Would you sell your family photographs? I ask someone who has many. He gives it some thought and says he might, if he didn’t have space for them. Who would use them? He doesn’t know. They might be valuable if they can be dated and turned into postcards or keepsakes. The Internet tells me that art students use them for projects. But few photographs I see in Karaikudi lend themselves to such use. And then, why would there still be so many around if they did sell?

Bismi Arts, in fact, has a roomful. And Rabek, who owns this business along with his father, seemingly has an equal number of stories to share. He once found two customers sobbing over a photograph. NRIs and sisters, they had stumbled upon the photograph of their mother — now an ailing 90-year-old — in her graduation robes. She had stood first in the university, they told him. He sold them five photographs for ₹1,500. A man from Punjab, who had studied in a Coimbatore college, discovered his class photograph here. An 85-year-old businessman from Karaikudi came to buy a cashbox and ended up finding a picture of himself as a child. Antiques dealers from Jaipur take back photographs to sell in their shops, says Rabek. Some of the photos are not older than 30 years, going by the date on the frame. Many of the other items don’t seem to be antiques either, more like everyday objects from the recent past.

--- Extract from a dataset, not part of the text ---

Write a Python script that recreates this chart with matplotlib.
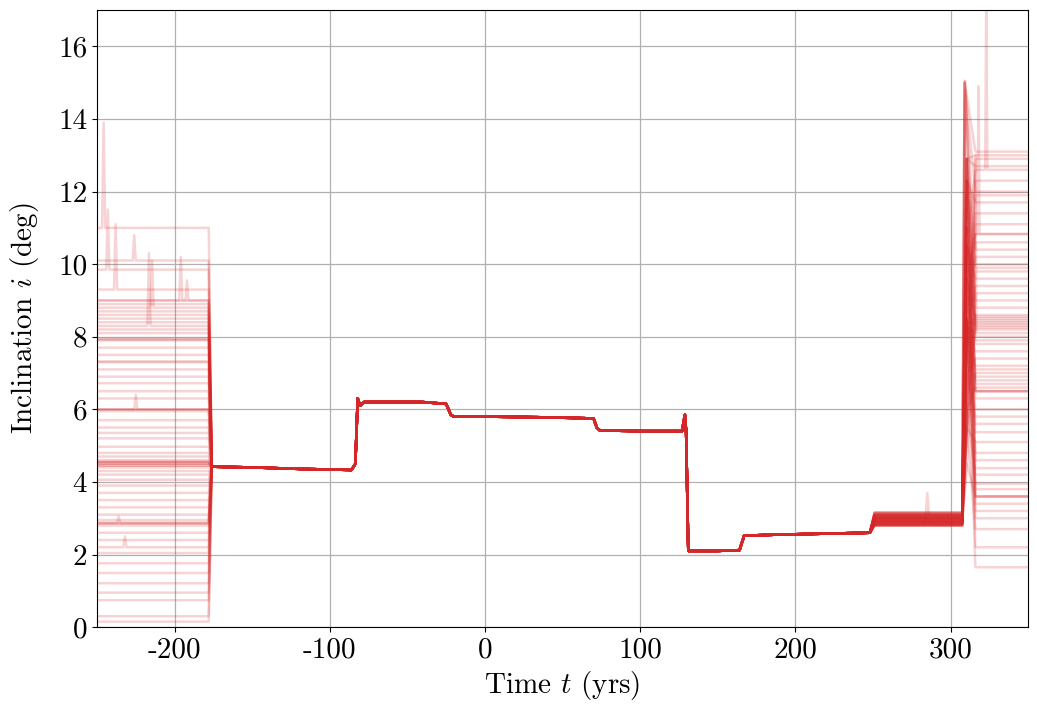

Mohammed Lateef, who runs the antiques store The Old Curiosity Shop in Chennai, says old photographs make for a niche business. People buy them to research an era, its fashions, architecture and even the studio furniture. Publishers and writers have used them as illustrations or in book covers to evoke a bygone era. An even smaller niche of hobbyists uses it for collages. I show Lateef some pictures. He agrees they are pictures of ordinary people that are unlikely to be bought to be shown off. “Look at the backdrops. They are usually painted — mansions, pillars, flowers, palaces, elements of Britain. We were poor, and we wanted to be like the Joneses.”

Most of the stuff at Bismi Arts comes from large family homes that have been partitioned, says Rabek. Shahul Hameed runs a similar business in the same street. There is only one cardboard box of photographs in his store, but there are legions of enamelware — kettles, teapots, tiffin carriers — lining the shelves. These have come from the erstwhile Czechoslovakia, Sweden, Hungary and the UK, among other places, and were all part of dowries. There was simply too much, so it was sold off, says Hameed. So, not all the stuff is from families that fell on hard times? “Oh no! They were too many to use, a burden,” he adds. I leave the place with mixed feelings, not without wondering what will one day happen to my, or anyone else’s collection of family photographs. I don’t know which is worse — having to part with cherished images for money, or because they became a burden. Maybe the sellers kept one copy of each photo. I hope they did. Maybe, some of the sold photos will find other homes, or be reunited with their families, like the lucky ones did at Bismi Arts.